Tonight was just . . . different. Ayala did not look like the sole conquerer of Johnny Tapia, he looked like another victim of Tapia's flashy showmanship and ring skills. Ayala made it close with his gutsiness and will, but it seemed clear that Tapia dominated the majority of the rounds.
Still, Paulie Ayala was the winner: the judges said so. He is now 2-0 against Johnny Tapia, and claims that he will remain at Featherweight, despite having said prior to the fight that he would remain at Bantamweight.
Tapia, who fell to 48-2-2, was the clear victim in another chapter titled "boxing's lousiest decisions." The two went at it fairly evenly in the first three rounds. It was highly competitive, like the fight we saw about fifteen months ago.
However, after that it was mostly Tapia's fight. Ayala was inaccurate, missing many of the shots he attempted. Johnny was sharp, punched in bunches, and maintained his usual great defensive tactics.
In the last two rounds, Ayala came back from a very inactive run in the middle rounds.
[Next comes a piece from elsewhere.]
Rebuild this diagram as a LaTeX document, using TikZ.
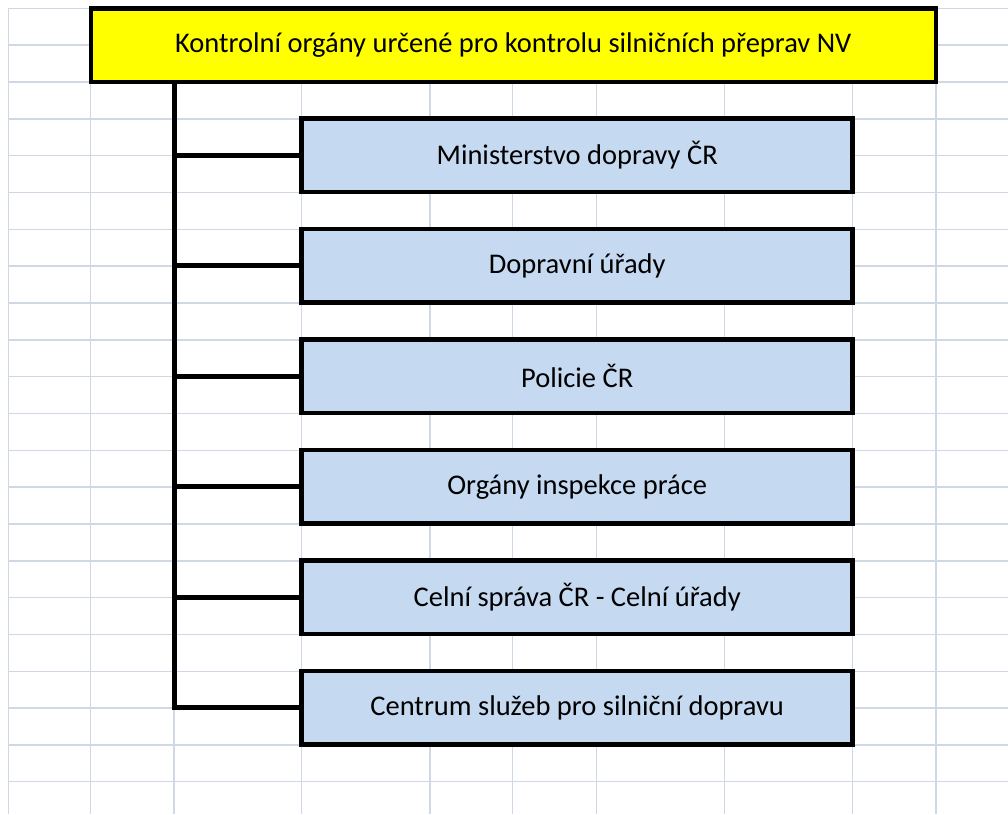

He fought it out very gamely with Tapia, mostly gaining the advantage. My final tally for the match was 117-112 for "Mi Vida Loca".
Following the match, Tapia was so livid that he had to be physically restrained and escorted back to his lockerroom. It was later reported that he refused to comment on the fight. Meanwhile, Ayala was in the ring saying that he knew that he had won the fight and there was no doubt in his mind before the decision was announced.
One thing that bugs me about things like this is what Ayala said following the fight. He was insistent that he landed all of the punches and that Tapia was the one who was missing constantly. He then said that the judges were seeing what he saw and that nobody except the two men in the ring could quite see.
I may not have been in the ring tonight in Las Vegas, but I know what I saw. It was the sight of Johnny Tapia being screwed out of a rather fringe title at his new weight of 126 pounds.